Seminar. Course content varies. Offered occasionally by visiting or resident faculty.

Class description

comparative political economy of development

In this class on the comparative political economy of development, we focus the bulk of our empirical and theoretical attention on the challenges of “late development,” as distinct from the earlier experiences of Western Europe and the US. The course is divided into two major sections. We begin by critically engaging the term “development,” exploring what kinds of assumptions are embedded in the dominant teleologies of political and economic change. In the remainder of the weeks we will read about and discuss economic change through a common political economy framework that hinges on the tripartite relationships of state, market, and society.
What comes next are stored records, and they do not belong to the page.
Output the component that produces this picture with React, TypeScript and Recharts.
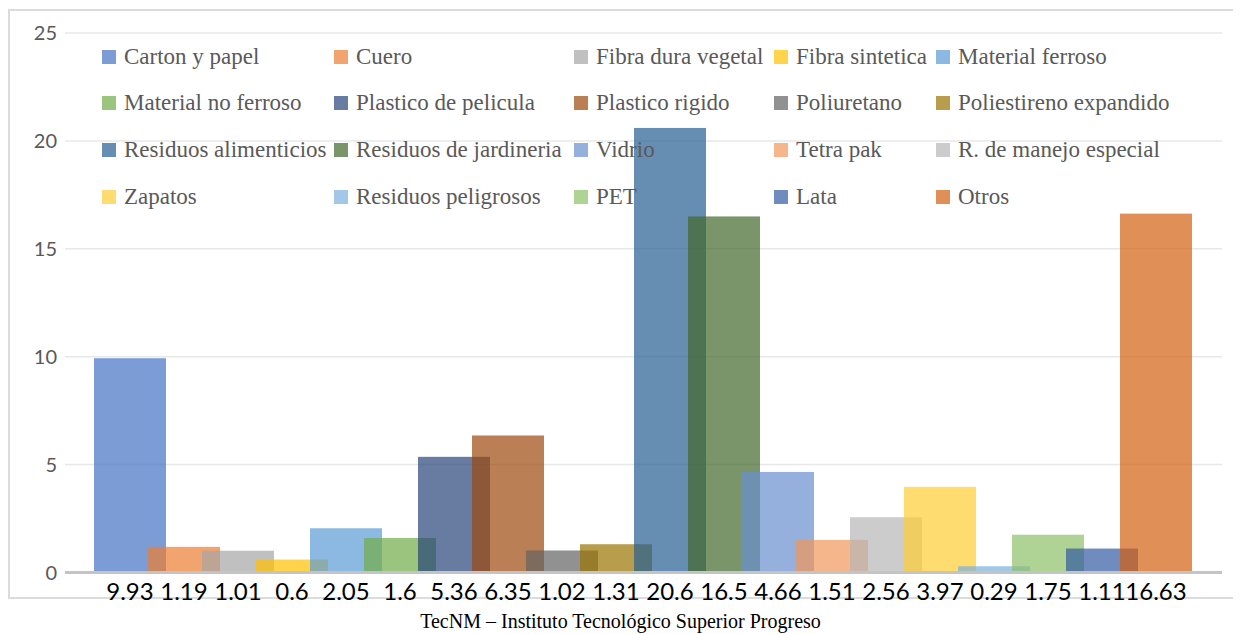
import { BarChart, Bar, XAxis, YAxis, CartesianGrid, Cell } from 'recharts';

const materials = [
  'Carton y papel', 'Cuero', 'Fibra dura vegetal', 'Fibra sintetica', 'Material ferroso',
  'Material no ferroso', 'Plastico de pelicula', 'Plastico rigido', 'Poliuretano', 'Poliestireno expandido',
  'Residuos alimenticios', 'Residuos de jardineria', 'Vidrio', 'Tetra pak', 'R. de manejo especial',
  'Zapatos', 'Residuos peligrosos', 'PET', 'Lata', 'Otros',
];

const percentages = [
  9.93, 1.19, 1.01, 0.6, 2.05,
  1.6, 5.36, 6.35, 1.02, 1.31,
  20.6, 16.5, 4.66, 1.51, 2.56,
  3.97, 0.29, 1.75, 1.11, 16.63,
];

const colors = [
  '#4472C4', '#ED7D31', '#A5A5A5', '#FFC000', '#5B9BD5',
  '#70AD47', '#264478', '#9E480E', '#636363', '#997300',
  '#255E91', '#43682B', '#698ED0', '#F1975A', '#B7B7B7',
  '#FFCD33', '#7CAFDD', '#8CC168', '#335AA1', '#D35F10',
];

const yTicks = [0, 5, 10, 15, 20, 25];

const rows = materials.map((name, i) => ({ name, value: percentages[i] }));

const OPACITY = 0.7;
const legendCols = [94, 326, 566, 766, 928];

// Excel draws these columns wider than the category slot, so neighbours overlap
function WideBar(props: any) {
  const { x, y, width, height, fill } = props;
  const w = 72;
  const cx = x + width / 2;
  return <rect x={cx - w / 2} y={y} width={w} height={height} fill={fill} fillOpacity={OPACITY} />;
}

function LegendGrid() {
  return (
    <div style={{ position: 'absolute', left: 0, top: 0 }}>
      {materials.map((name, i) => {
        const col = i % 5;
        const row = Math.floor(i / 5);
        return (
          <div
            key={name}
            style={{
              position: 'absolute',
              left: legendCols[col],
              top: 48.5 + row * 46.7 - 16,
              height: 32,
              display: 'flex',
              alignItems: 'center',
              whiteSpace: 'nowrap',
              fontFamily: '"Liberation Serif", "DejaVu Serif", serif',
              fontSize: 23,
              color: '#595959',
            }}
          >
            <span
              style={{
                display: 'inline-block',
                width: 14,
                height: 14,
                background: colors[i],
                opacity: OPACITY,
                marginRight: 8,
              }}
            />
            {name}
          </div>
        );
      })}
    </div>
  );
}

export default function App() {
  return (
    <div style={{ position: 'relative', width: 1233, height: 626 }}>
      <div
        style={{
          position: 'absolute',
          left: 0,
          top: 1,
          width: 1231,
          height: 586,
          borderTop: '2px solid #dcdcdc',
          borderLeft: '2px solid #dcdcdc',
          borderBottom: '2px solid #dcdcdc',
        }}
      />
      <div style={{ position: 'absolute', left: 0, top: 0 }}>
        <BarChart
          width={1233}
          height={600}
          data={rows}
          margin={{ top: 25, right: 19, bottom: 0, left: 0 }}
          barCategoryGap={0}
        >
          <CartesianGrid vertical={false} stroke="#e8e8e8" strokeWidth={1.5} />
          <YAxis
            domain={[0, 25]}
            ticks={yTicks}
            width={57}
            tickLine={false}
            axisLine={false}
            tickSize={0}
            tickMargin={8}
            tick={{ fill: '#595959', fontSize: 20, fontFamily: 'Lato, sans-serif' }}
          />
          <XAxis
            dataKey="name"
            height={35.5}
            interval={0}
            padding={{ left: 38, right: 39 }}
            tickLine={false}
            tickSize={0}
            tickMargin={10}
            axisLine={{ stroke: '#c4c4c4', strokeWidth: 3 }}
            tickFormatter={(_v: string, i: number) => String(percentages[i])}
            tick={{ fill: '#000000', fontSize: 24, fontFamily: 'Lato, sans-serif' }}
          />
          <Bar dataKey="value" isAnimationActive={false} shape={<WideBar />}>
            {rows.map((r, i) => (
              <Cell key={r.name} fill={colors[i]} />
            ))}
          </Bar>
        </BarChart>
      </div>
      <LegendGrid />
      <div
        style={{
          position: 'absolute',
          left: 0,
          width: 1225,
          top: 603,
          height: 20,
          lineHeight: '20px',
          textAlign: 'center',
          fontFamily: '"Liberation Serif", serif',
          fontSize: 20,
          color: '#000000',
        }}
      >
        TecNM – Instituto Tecnológico Superior Progreso
      </div>
    </div>
  );
}
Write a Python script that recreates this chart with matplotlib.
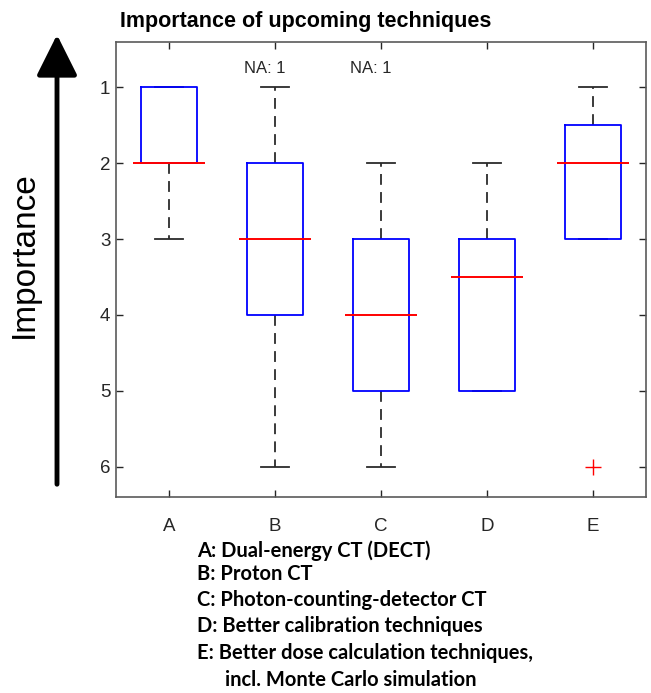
import numpy as np
import matplotlib
matplotlib.use("Agg")
import matplotlib.pyplot as plt
from matplotlib.patches import FancyArrowPatch

# --- data (rank 1 = most important) ---
labels = ['A', 'B', 'C', 'D', 'E']
q1 = [1, 2, 3, 3, 1.5]
medians = [2, 3, 4, 3.5, 2]
q3 = [2, 4, 5, 5, 3]
whisk_lo = [1, 1, 2, 2, 1]
whisk_hi = [3, 6, 6, 5, 3]
outliers = [[], [], [], [], [6]]
na_counts = [0, 1, 1, 0, 0]

legend_lines = [
    'A: Dual-energy CT (DECT)',
    'B: Proton CT',
    'C: Photon-counting-detector CT',
    'D: Better calibration techniques',
    'E: Better dose calculation techniques,',
    'incl. Monte Carlo simulation',
]

plt.rcParams['font.family'] = ['Liberation Sans', 'DejaVu Sans']

fig = plt.figure(figsize=(6.51, 6.93), dpi=100)
W, H = 651, 693
ax = fig.add_axes([116 / W, 1 - 497 / H, 530 / W, 455 / H])

pos = np.arange(1, len(labels) + 1)
stats = []
for i in range(len(labels)):
    stats.append(dict(med=medians[i], q1=q1[i], q3=q3[i],
                      whislo=whisk_lo[i], whishi=whisk_hi[i],
                      fliers=outliers[i], label=labels[i]))

ax.bxp(stats, positions=pos, widths=0.53, showfliers=True,
       boxprops=dict(color='#0000FF', linewidth=1.3, zorder=3),
       whiskerprops=dict(color='#2b2b2b', linewidth=1.3, linestyle=(0, (6, 4)), zorder=2),
       capprops=dict(color='#2b2b2b', linewidth=1.3, zorder=1),
       capwidths=0.26,
       medianprops=dict(visible=False),
       flierprops=dict(marker='+', markeredgecolor='#FF0000', markersize=11,
                       markeredgewidth=1.0, linestyle='none'))

# MATLAB-style median lines stick out a bit past the box
ax.hlines(medians, pos - 0.34, pos + 0.34, colors='#FF0000', linewidth=1.4, zorder=4)

for p, n in zip(pos, na_counts):
    if n:
        ax.text(p - 0.1, 0.75, f'NA: {n}', ha='center', va='center', fontsize=12, color='#262626')

ax.set_xlim(0.5, 5.5)
ax.set_ylim(6.4, 0.4)
ax.set_yticks([1, 2, 3, 4, 5, 6])
ax.set_xticks(pos)
ax.set_xticklabels(labels)
ax.tick_params(direction='in', length=5, width=1, colors='#262626', labelsize=13.5,
               top=True, right=True, labelcolor='#262626')
ax.tick_params(axis='y', pad=4)
ax.tick_params(axis='x', pad=15)
for s in ax.spines.values():
    s.set_color('#5a5a5a')
    s.set_linewidth(1.2)

fig.text(306 / W, 1 - 21 / H, 'Importance of upcoming techniques',
         ha='center', va='center', fontsize=15.5, fontweight='bold')

fig.text(24 / W, 1 - 255 / H, 'Importance', rotation=90,
         ha='center', va='center', fontsize=24)

arrow = FancyArrowPatch((57 / W, 1 - 487 / H), (57 / W, 1 - 32 / H),
                        transform=fig.transFigure,
                        arrowstyle='-|>,head_width=0.45,head_length=0.9',
                        mutation_scale=28, linewidth=3.5, color='black')
fig.add_artist(arrow)

line_y = [551, 574, 600, 626, 653, 680]
line_x = [197, 197, 197, 197, 197, 225]
for txt, x, y in zip(legend_lines, line_x, line_y):
    fig.text(x / W, 1 - y / H, txt, ha='left', va='center',
             fontsize=14.5, fontweight='bold', family=['Lato', 'DejaVu Sans'])

fig.savefig('out.png', dpi=100)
We consider a range of arguments for the emergence and absence of development, including theories that focus on social structure, institutions such as property rights, natural resources, political and economic geography, state-society relations, and historical legacies.

Student learning goals

critically evaluate different definitions and theories of development

compare different models of development in Asia, Africa, and Latin America

General method of instruction

seminar format; student participation required

Recommended preparation

Class assignments and grading

weekly reaction papers; two short papers; lead discussion once

participation (25%); leading discussion (25%); two essays (50%)

The information above is intended to be helpful in choosing courses. Because the instructor may further develop his/her plans for this course, its characteristics are subject to change without notice. In most cases, the official course syllabus will be distributed on the first day of class.